For the time being (until we add something like this in the UI), you can use the /cfg/post-cfg.sh script, which will run after every configuration change automatically. This could persist your manual changes through reboots. Of course you will need to be careful with this option.
@Alta-Jeff … small update … looks like after about 48hrs the cnames stop working. if i reboot the router, they all work again. I’ll try next time to just restart dhcp service to see if that will do the trick too.
(not sure if it has to do with the fact that i added some commands to replace the https-dns-proxy)
# Remove existing configurations
while uci -q delete https-dns-proxy.@https-dns-proxy[0]; do :; done
# NextDNS for LAN
uci set https-dns-proxy.lan=https-dns-proxy
uci set https-dns-proxy.lan.listen_addr='127.0.0.1'
uci set https-dns-proxy.lan.listen_port='5053'
uci set https-dns-proxy.lan.resolver_url='https://dns.nextdns.io/xxxxx'
uci set https-dns-proxy.lan.bootstrap_dns='45.90.30.0,45.90.28.0'
# Commit and restart the service
uci commit https-dns-proxy
/etc/init.d/https-dns-proxy restart
Check the logs to see if any updated configurations came in from the controller, but if there weren’t any, there’s not reason why cnames would stop resolving. You can also look at the /var/etc/dnsmasq* configuration to make sure the cnames are still in there, and try restarting just dnsmasq (/etc/init/dnsmasq restart) to see if it it is reloading the config incorrectly.
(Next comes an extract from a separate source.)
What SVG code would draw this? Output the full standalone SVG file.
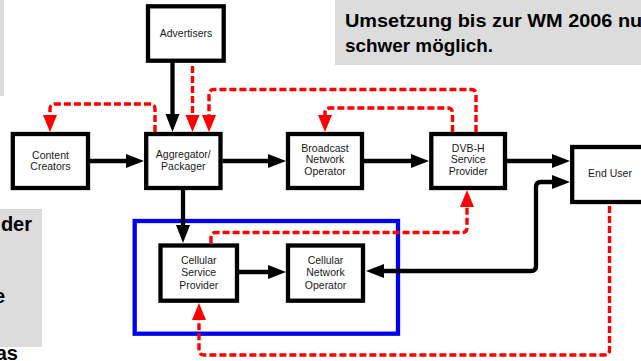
<svg xmlns="http://www.w3.org/2000/svg" width="641" height="361" viewBox="0 0 641 361">
  <style>
    .box { fill: #fff; stroke: #000; stroke-width: 4.3; }
    .lbl { font-family: "Liberation Sans", Arial, sans-serif; font-size: 10.5px; text-anchor: middle; fill: #1a1a1a; }
    .note { fill: #dcdcdc; }
    .nt { font-family: "Liberation Sans", Arial, sans-serif; font-weight: bold; fill: #000; }
    .blk { fill: none; stroke: #000; stroke-width: 4.3; }
    .red { fill: none; stroke: #f00; stroke-width: 3.4; stroke-dasharray: 7 3; }
  </style>
  <defs>
    <marker id="ab" markerUnits="userSpaceOnUse" markerWidth="20" markerHeight="16" refX="10" refY="7" orient="auto-start-reverse" overflow="visible">
      <path d="M0,0 L18,7 L0,14 z" fill="#000"/>
    </marker>
    <marker id="ar" markerUnits="userSpaceOnUse" markerWidth="20" markerHeight="16" refX="9" refY="7" orient="auto" overflow="visible">
      <path d="M0,0 L17,7 L0,14 z" fill="#f00"/>
    </marker>
  </defs>

  <!-- side notes -->
  <g id="notes">
    <rect class="note" x="0" y="0" width="4" height="96"/>
    <rect class="note" x="0" y="209" width="42" height="138"/>
    <rect class="note" x="335" y="0" width="306" height="65"/>
    <text class="nt" x="345" y="27" font-size="19" textLength="305" lengthAdjust="spacingAndGlyphs">Umsetzung bis zur WM 2006 nur</text>
    <text class="nt" x="345" y="52" font-size="19" textLength="148" lengthAdjust="spacingAndGlyphs">schwer möglich.</text>
    <text class="nt" x="32" y="231" font-size="20" text-anchor="end">der</text>
    <text class="nt" x="5" y="303" font-size="20" text-anchor="end">e</text>
    <text class="nt" x="18" y="360" font-size="20" text-anchor="end">as</text>
  </g>

  <!-- cellular domain frame -->
  <rect id="cellular-frame" x="134.7" y="221" width="263.3" height="112.7" fill="none" stroke="#0000f0" stroke-width="4.3"/>

  <g id="advertisers">
    <rect class="box" x="148" y="6.3" width="75.7" height="54.4"/>
    <text class="lbl" x="186" y="36.5">Advertisers</text>
  </g>
  <g id="content-creators">
    <rect class="box" x="12.8" y="134" width="75.2" height="54"/>
    <text class="lbl" x="50.5" y="158.5">Content</text>
    <text class="lbl" x="50.5" y="170">Creators</text>
  </g>
  <g id="aggregator">
    <rect class="box" x="146.2" y="134" width="74.3" height="54"/>
    <text class="lbl" x="183.3" y="158">Aggregator/</text>
    <text class="lbl" x="183.3" y="169.5">Packager</text>
  </g>
  <g id="broadcast-operator">
    <rect class="box" x="288" y="134" width="74" height="54"/>
    <text class="lbl" x="325" y="151.5">Broadcast</text>
    <text class="lbl" x="325" y="163.3">Network</text>
    <text class="lbl" x="325" y="175">Operator</text>
  </g>
  <g id="dvbh-provider">
    <rect class="box" x="431.3" y="134" width="73.7" height="54"/>
    <text class="lbl" x="468.2" y="151.5">DVB-H</text>
    <text class="lbl" x="468.2" y="163.3">Service</text>
    <text class="lbl" x="468.2" y="175">Provider</text>
  </g>
  <g id="end-user">
    <rect class="box" x="572.2" y="147" width="76" height="55"/>
    <text class="lbl" x="610" y="177">End User</text>
  </g>
  <g id="cellular-provider">
    <rect class="box" x="160.5" y="245.5" width="76.5" height="55.2"/>
    <text class="lbl" x="198.7" y="264">Cellular</text>
    <text class="lbl" x="198.7" y="276.4">Service</text>
    <text class="lbl" x="198.7" y="288.6">Provider</text>
  </g>
  <g id="cellular-operator">
    <rect class="box" x="288" y="245.5" width="75" height="55.2"/>
    <text class="lbl" x="325.5" y="264">Cellular</text>
    <text class="lbl" x="325.5" y="276.4">Network</text>
    <text class="lbl" x="325.5" y="288.6">Operator</text>
  </g>

  <g id="connectors">
    <!-- content flow -->
    <path class="blk" d="M172.5,61 V124" marker-end="url(#ab)"/>
    <path class="blk" d="M90,161 H136" marker-end="url(#ab)"/>
    <path class="blk" d="M222.5,161 H278" marker-end="url(#ab)"/>
    <path class="blk" d="M364,161 H421" marker-end="url(#ab)"/>
    <path class="blk" d="M507,161 H562" marker-end="url(#ab)"/>
    <path class="blk" d="M183,190 V235" marker-end="url(#ab)"/>
    <path class="blk" d="M239,272 H278" marker-end="url(#ab)"/>
    <path class="blk" d="M562,182 H541 Q536,182 536,187 V266 Q536,271 531,271 H374" marker-start="url(#ab)" marker-end="url(#ab)"/>

    <!-- revenue flow -->
    <path class="red" d="M155,132 V109 Q155,104 150,104 H55 Q50,104 50,109 V124" marker-end="url(#ar)"/>
    <path class="red" d="M192.5,66 V124" marker-end="url(#ar)"/>
    <path class="red" d="M476,132 V94.5 Q476,89.5 471,89.5 H214 Q209,89.5 209,94.5 V124" marker-end="url(#ar)"/>
    <path class="red" d="M452.5,132 V113 Q452.5,108 447.5,108 H330 Q325,108 325,113 V124" marker-end="url(#ar)"/>
    <path class="red" d="M211,243 V237.5 Q211,232.5 216,232.5 H462 Q467,232.5 467,227.5 V198" marker-end="url(#ar)"/>
    <path class="red" d="M609.5,206 V350 Q609.5,355 604.5,355 H204 Q199,355 199,350 V311" marker-end="url(#ar)"/>
  </g>
</svg>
@Alta-Jeff … some issue I discovered while using the /cfg/post-cfg.sh script …
every time im making a change in gui … I’m loosing the changes that the script did (in this case cnames don’t work anymore).
/etc/config/dhcp still has my changes, but I cannot access any of the cnames.
if I reboot route10, everything works again.
@erpn7 You could add some “echo $(date) adding to dhcp config >>/tmp/dhcp.log” lines in to your script to debug what’s going on. Most likely dnsmasq needs to be restarted after you make your custom changes to /etc/config/dhcp.
the file didn’t exist and the script created the file, but It only added the date and some text I told it to add; no other rows were added on that /tmp/dhcp.log file
however: service dnsmasq restart
fixed the issue without route10 reboot.